Edmund de Waal, Letters to Camondo

The Camondos were Parisian near neighbours of the Ephrussis, the ancestors whose story de Waal told in The Hare with the Amber Eyes. Be prepared for more revelations via the spectacular Musee Nissim de Camondo.

Jacky Colliss Harvey, Walking Pepys' London

With 5 detailed maps and several illustrations, Harvey's handbook brings 17th century London to vivid life through the paths taken and documented by Samuel Pepys. Get out there with this book in hand. 

Tez Ilyas, The Secret Diary of a British Muslim, Age 13 3/4

Blackburn, 1997, in a big family in the heart of a working-class British Asian Muslim community: Tez Ilyas is the proverbial 13 3/4, gearing up for GCSEs at a struggling school & hanging out with many nicknamed cousins. Read on… 

Musa Okwonga, One of the Them: An Eton College Memoir

How did one school come to grant so much power and do so much harm? As a former student, Okwonga looks deep into Eton's history and networks of privilege to tell a searching story about how we got into the mess we're in.

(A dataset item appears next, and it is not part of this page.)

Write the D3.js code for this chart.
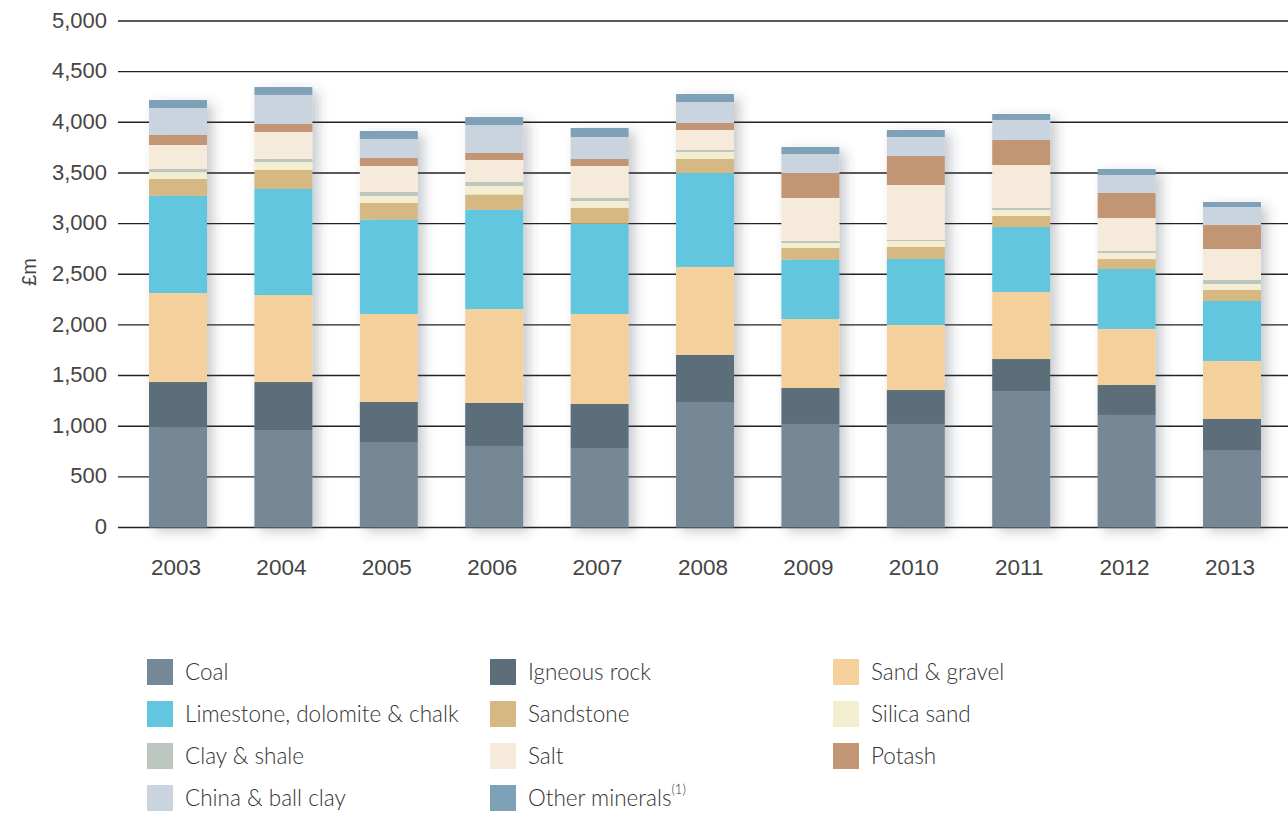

Grace Paul, The Urban Vegetable Patch: A Modern Guide to Growing Sustainably, Whatever Your Space

Grow green, whether you have a windowsill or an allotment. Paul talks you through organic composting and growing, cutting back on plastic waste, and how to eat what you grow.

Chanda Prescod-Weinstein, The Disordered Cosmos: A Journey into Dark Matter, Spacetime, and Dreams Deferred

Whether your take on science is more Star Trek or CERN, this outstanding book has something for you, from a scientist & activist who brings together quantum physics and critical race theory to show how we are all entangled.

Anita Sethi, I Belong Here: A Journey Along the Backbone of Britain

Determined to face down a race hate crime, Anita Sethi walks the Pennines, immersing herself deeply in the place that calls her home. A reckoning with the physical and psychic backbone of the island, in small detail & big picture. 

Tracey Thorn, My Rock n Roll Friend

More Tracey Thorn, the best musician-memoirist! This time she's looking back over her four decade friendship with Lindy Morrison, drummer for The Go-Betweens and her mentor as they faced down industry sexism.

Dr Jess Wade, Nano: The Spectacular Science of the Very (Very) Small, illustrated by Melissa Castrillon

Brilliant for inquisitive small-to-medium-sized readers (and bigger readers looking to keep up with the curiosity!). Images and words work together gorgeously to make sense of a bogglingly cutting-edge area of science.